WRITTEN REQUEST.
Look below for the line with "Rebuild this chart" and the line with "11, 12, 13]"; repeat exactly those two lines and all lines between them, but no pictures.

━━━━

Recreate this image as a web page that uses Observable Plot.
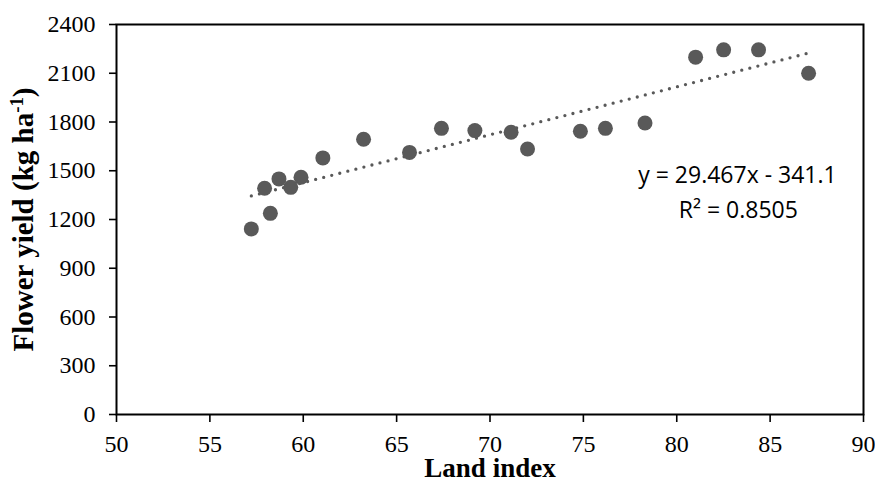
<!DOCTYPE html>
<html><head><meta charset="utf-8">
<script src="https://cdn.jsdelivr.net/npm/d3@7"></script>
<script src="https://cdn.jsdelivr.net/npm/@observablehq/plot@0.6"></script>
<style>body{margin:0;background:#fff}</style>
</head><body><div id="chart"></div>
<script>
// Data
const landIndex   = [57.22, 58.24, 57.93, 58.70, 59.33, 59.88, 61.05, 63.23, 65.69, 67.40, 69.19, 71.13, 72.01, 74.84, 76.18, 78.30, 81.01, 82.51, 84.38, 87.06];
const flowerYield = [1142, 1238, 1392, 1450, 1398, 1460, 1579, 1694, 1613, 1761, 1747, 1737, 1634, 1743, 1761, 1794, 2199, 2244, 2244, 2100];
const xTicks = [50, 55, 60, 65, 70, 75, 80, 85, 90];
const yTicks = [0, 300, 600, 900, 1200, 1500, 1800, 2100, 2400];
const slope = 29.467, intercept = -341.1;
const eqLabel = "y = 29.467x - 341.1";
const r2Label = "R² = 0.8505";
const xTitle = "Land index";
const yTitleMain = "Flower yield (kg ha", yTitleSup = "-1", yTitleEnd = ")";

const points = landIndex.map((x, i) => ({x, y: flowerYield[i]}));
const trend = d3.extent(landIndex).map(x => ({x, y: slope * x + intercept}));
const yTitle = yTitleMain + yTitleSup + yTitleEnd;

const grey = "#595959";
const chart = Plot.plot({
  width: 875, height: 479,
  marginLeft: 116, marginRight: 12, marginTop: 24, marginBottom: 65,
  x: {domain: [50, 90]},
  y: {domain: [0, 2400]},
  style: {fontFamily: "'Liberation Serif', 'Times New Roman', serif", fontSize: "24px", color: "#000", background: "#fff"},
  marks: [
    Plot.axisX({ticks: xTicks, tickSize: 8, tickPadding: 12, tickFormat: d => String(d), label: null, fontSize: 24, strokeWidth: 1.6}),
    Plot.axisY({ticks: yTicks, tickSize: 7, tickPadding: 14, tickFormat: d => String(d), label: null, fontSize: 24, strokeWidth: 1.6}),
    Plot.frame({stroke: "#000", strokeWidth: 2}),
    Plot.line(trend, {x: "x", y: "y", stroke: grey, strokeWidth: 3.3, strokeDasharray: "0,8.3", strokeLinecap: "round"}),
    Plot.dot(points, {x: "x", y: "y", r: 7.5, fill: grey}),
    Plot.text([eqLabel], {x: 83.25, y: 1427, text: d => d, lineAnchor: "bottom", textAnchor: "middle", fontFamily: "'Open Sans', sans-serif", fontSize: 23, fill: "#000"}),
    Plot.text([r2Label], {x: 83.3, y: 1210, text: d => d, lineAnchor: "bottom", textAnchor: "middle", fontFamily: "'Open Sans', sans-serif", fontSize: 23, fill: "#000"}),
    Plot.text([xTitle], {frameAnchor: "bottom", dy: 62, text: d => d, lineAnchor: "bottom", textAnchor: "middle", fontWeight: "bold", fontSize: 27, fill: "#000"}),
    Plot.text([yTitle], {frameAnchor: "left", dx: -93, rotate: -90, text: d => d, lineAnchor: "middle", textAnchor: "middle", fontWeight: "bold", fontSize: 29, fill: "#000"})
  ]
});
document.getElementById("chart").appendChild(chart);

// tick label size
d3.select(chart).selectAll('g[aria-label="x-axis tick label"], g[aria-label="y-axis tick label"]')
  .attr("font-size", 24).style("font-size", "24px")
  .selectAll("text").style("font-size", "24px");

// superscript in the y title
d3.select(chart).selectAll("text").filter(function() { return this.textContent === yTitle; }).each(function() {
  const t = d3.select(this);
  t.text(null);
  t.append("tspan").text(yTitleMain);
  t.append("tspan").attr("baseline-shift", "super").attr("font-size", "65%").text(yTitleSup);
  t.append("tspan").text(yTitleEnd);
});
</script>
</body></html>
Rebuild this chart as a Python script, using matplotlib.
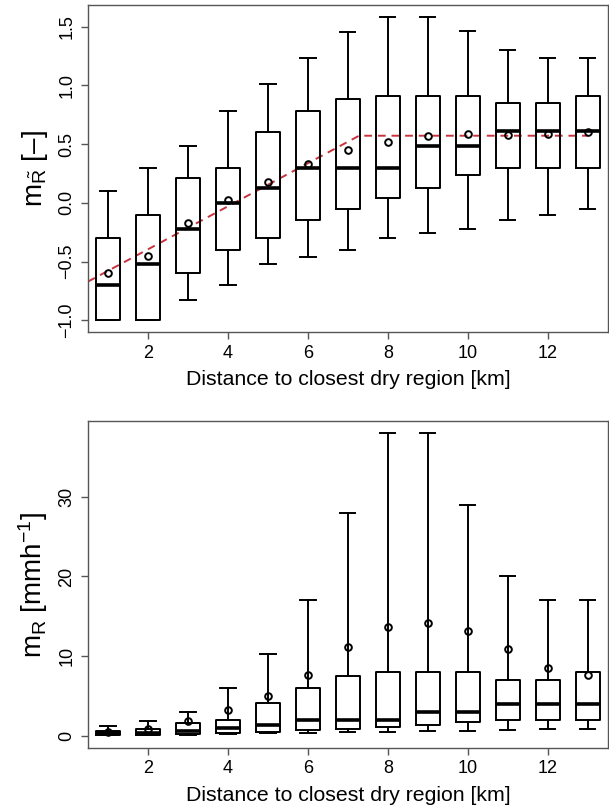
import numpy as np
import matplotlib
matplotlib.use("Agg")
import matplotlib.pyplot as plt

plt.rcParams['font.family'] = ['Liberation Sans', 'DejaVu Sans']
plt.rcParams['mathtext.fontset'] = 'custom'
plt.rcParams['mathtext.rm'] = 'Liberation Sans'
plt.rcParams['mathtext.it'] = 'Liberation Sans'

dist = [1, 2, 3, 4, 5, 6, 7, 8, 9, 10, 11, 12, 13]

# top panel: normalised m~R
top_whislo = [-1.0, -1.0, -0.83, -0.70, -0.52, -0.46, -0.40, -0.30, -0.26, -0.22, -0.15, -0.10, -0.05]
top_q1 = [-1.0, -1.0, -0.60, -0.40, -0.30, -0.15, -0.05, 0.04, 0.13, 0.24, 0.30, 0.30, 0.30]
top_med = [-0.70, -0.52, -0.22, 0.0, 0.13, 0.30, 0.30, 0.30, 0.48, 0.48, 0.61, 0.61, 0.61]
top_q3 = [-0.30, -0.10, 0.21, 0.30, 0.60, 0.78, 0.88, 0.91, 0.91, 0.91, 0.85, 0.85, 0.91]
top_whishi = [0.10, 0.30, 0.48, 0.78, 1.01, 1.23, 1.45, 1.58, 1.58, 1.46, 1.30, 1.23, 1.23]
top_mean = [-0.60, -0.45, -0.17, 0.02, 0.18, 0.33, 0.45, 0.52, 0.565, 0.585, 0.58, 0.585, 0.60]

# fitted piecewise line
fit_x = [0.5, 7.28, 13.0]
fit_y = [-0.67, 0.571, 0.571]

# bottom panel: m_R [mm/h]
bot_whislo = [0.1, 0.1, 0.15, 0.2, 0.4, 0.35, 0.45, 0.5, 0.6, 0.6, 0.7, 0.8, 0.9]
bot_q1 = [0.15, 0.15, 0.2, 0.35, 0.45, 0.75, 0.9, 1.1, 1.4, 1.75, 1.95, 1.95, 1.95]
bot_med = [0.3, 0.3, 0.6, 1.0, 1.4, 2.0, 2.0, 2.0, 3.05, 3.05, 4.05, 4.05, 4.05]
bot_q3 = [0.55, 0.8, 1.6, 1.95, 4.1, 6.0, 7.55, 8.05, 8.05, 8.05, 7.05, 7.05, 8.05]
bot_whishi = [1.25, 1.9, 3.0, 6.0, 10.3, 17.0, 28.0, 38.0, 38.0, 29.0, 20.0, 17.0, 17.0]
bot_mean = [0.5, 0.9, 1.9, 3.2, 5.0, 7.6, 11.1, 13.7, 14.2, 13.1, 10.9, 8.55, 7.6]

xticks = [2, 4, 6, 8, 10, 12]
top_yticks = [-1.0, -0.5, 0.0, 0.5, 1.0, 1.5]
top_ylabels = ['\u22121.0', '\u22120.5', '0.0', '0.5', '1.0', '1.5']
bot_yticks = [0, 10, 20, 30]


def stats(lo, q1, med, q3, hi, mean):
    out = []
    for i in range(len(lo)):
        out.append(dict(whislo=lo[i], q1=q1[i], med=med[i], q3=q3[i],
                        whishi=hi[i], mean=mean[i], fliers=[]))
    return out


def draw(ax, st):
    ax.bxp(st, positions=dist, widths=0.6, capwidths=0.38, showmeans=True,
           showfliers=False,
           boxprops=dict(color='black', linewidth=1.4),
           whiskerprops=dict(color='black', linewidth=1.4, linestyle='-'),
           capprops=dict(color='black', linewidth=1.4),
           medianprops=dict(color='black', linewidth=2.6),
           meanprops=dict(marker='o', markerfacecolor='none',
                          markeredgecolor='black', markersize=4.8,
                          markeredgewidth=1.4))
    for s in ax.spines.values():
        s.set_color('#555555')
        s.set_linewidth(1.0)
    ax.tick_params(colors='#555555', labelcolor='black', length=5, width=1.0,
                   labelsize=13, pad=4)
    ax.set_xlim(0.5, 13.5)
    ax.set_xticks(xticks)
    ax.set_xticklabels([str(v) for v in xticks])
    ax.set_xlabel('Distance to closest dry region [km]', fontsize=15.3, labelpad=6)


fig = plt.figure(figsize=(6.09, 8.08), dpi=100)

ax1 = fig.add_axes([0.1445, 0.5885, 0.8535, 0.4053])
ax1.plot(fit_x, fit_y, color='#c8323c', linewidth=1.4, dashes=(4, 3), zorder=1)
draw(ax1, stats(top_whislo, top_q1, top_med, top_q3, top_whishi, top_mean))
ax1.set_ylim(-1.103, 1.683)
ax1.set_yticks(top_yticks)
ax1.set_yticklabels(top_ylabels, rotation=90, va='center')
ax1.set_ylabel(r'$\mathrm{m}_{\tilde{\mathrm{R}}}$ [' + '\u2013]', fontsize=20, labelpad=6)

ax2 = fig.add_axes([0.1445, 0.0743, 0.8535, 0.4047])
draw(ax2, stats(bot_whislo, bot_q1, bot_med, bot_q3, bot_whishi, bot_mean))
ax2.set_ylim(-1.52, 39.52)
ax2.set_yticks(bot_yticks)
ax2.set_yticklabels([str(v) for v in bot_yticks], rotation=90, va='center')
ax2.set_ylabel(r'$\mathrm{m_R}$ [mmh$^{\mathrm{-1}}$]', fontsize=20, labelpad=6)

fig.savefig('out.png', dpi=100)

━━━━

RESPONSE TO THIS TASK.
Rebuild this chart as a Python script, using matplotlib.
import numpy as np
import matplotlib
matplotlib.use("Agg")
import matplotlib.pyplot as plt

plt.rcParams['font.family'] = ['Liberation Sans', 'DejaVu Sans']
plt.rcParams['mathtext.fontset'] = 'custom'
plt.rcParams['mathtext.rm'] = 'Liberation Sans'
plt.rcParams['mathtext.it'] = 'Liberation Sans'

dist = [1, 2, 3, 4, 5, 6, 7, 8, 9, 10, 11, 12, 13]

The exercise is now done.